“Criminally prosecuting prostitution does not make us safer,” Cyrus R. Vance Jr. said, adding that doing so often has the effect of “further marginalizing vulnerable New Yorkers.” Photo Credit: Craig Ruttle/Associated Press

Society USA12. May 2021

Sex Workers and Trafficking Survivors Should Not Be Punished, Decide Authorities

Manhattan becomes the fourth borough in New York City, United States, to stop prosecuting prostitution and unlicensed massage, helping sex workers and trafficking survivors to feel less stigmatized.

“Over the last decade we’ve learned from those with lived experience, and from our own experience on the ground: criminally prosecuting prostitution does not make us safer, and too often, achieves the opposite result by further marginalizing vulnerable New Yorkers,” says Manhattan district attorney Cyrus R. Vance Jr. who consulted sex workers and other people with relevant experience prior to formulating the policy.

A total of 914 open cases involving prostitution and unlicensed massage have been dismissed, as well as 5,080 cases of loitering for the purposes of prostitution, most of them dating to the 70s and the 80s.
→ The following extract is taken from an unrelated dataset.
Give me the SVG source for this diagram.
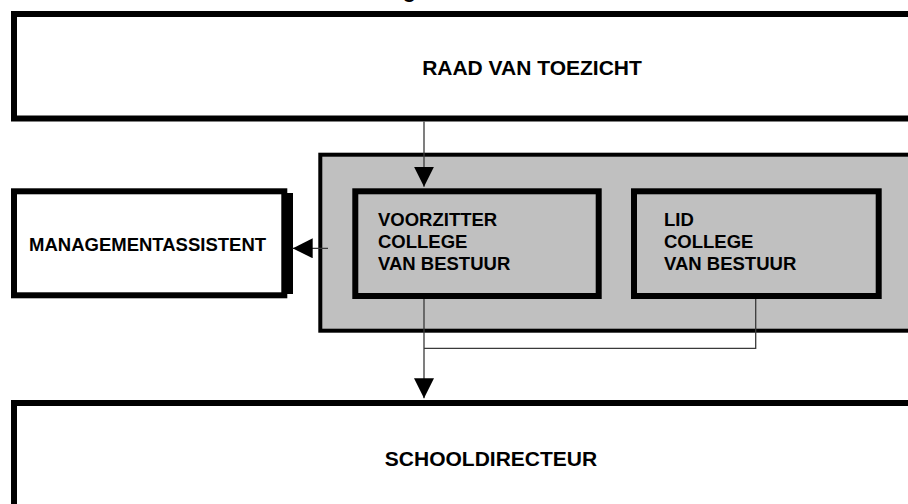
<svg xmlns="http://www.w3.org/2000/svg" width="908" height="504" viewBox="0 0 908 504">
  <style>
    .box { fill: #ffffff; stroke: #000000; stroke-width: 6; }
    .inner { fill: #c0c0c0; stroke: #000000; stroke-width: 6; }
    .group { fill: #c0c0c0; stroke: #000000; stroke-width: 4; }
    .big { font-family: "Liberation Sans", Arial, sans-serif; font-weight: bold; font-size: 21px; fill: #000000; }
    .small { font-family: "Liberation Sans", Arial, sans-serif; font-weight: bold; font-size: 18.5px; fill: #000000; }
    .conn { fill: none; stroke: #3a3a3a; stroke-width: 1.3; }
  </style>
  <defs>
    <marker id="arrow" markerUnits="userSpaceOnUse" markerWidth="20" markerHeight="20" refX="20" refY="10" orient="auto">
      <path d="M0,0 L20,10 L0,20 Z" fill="#000000"/>
    </marker>
  </defs>
  <rect width="908" height="504" fill="#ffffff"/>
  <text class="big" x="403" y="-2.5">g</text>

  <g id="raad-van-toezicht">
    <rect class="box" x="14" y="14" width="1000" height="104.5"/>
    <text class="big" x="532" y="75" text-anchor="middle">RAAD VAN TOEZICHT</text>
  </g>

  <g id="college-van-bestuur">
    <rect class="group" x="320.3" y="154.7" width="700" height="176"/>
  </g>

  <g id="managementassistent">
    <rect class="box" x="14" y="191.3" width="270.3" height="104"/>
    <rect x="287" y="193" width="6" height="101" fill="#000000"/>
    <text class="small" x="29" y="251">MANAGEMENTASSISTENT</text>
  </g>

  <g id="voorzitter">
    <rect class="inner" x="355.3" y="191.3" width="243.4" height="104.7"/>
    <text class="small" x="378" y="226">VOORZITTER</text>
    <text class="small" x="378" y="248">COLLEGE</text>
    <text class="small" x="378" y="270">VAN BESTUUR</text>
  </g>

  <g id="lid">
    <rect class="inner" x="634" y="191.3" width="244.7" height="104.7"/>
    <text class="small" x="664" y="226">LID</text>
    <text class="small" x="664" y="248">COLLEGE</text>
    <text class="small" x="664" y="270">VAN BESTUUR</text>
  </g>

  <g id="schooldirecteur">
    <rect class="box" x="14" y="403" width="1000" height="200"/>
    <text class="big" x="491" y="466" text-anchor="middle">SCHOOLDIRECTEUR</text>
  </g>

  <g id="connectors">
    <path class="conn" d="M424,121.5 L424,186.7" marker-end="url(#arrow)"/>
    <path class="conn" d="M424,299 L424,398.3" marker-end="url(#arrow)"/>
    <path class="conn" d="M424,348.3 L755.7,348.3 L755.7,299"/>
    <path class="conn" d="M328,248.3 L292.7,248.3" marker-end="url(#arrow)"/>
  </g>
</svg>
If prostitution and unlicensed massages are no longer punishable offenses, other crimes related to prostitution still are, meaning that pimps, sex traffickers, and people who pay for sex will be prosecuted by the D.A.’s office. So far, the cities of Baltimore and Philadelphia have stopped prosecuting sex workers, along with New York City’s boroughs of Brooklyn, Queens, and the Bronx.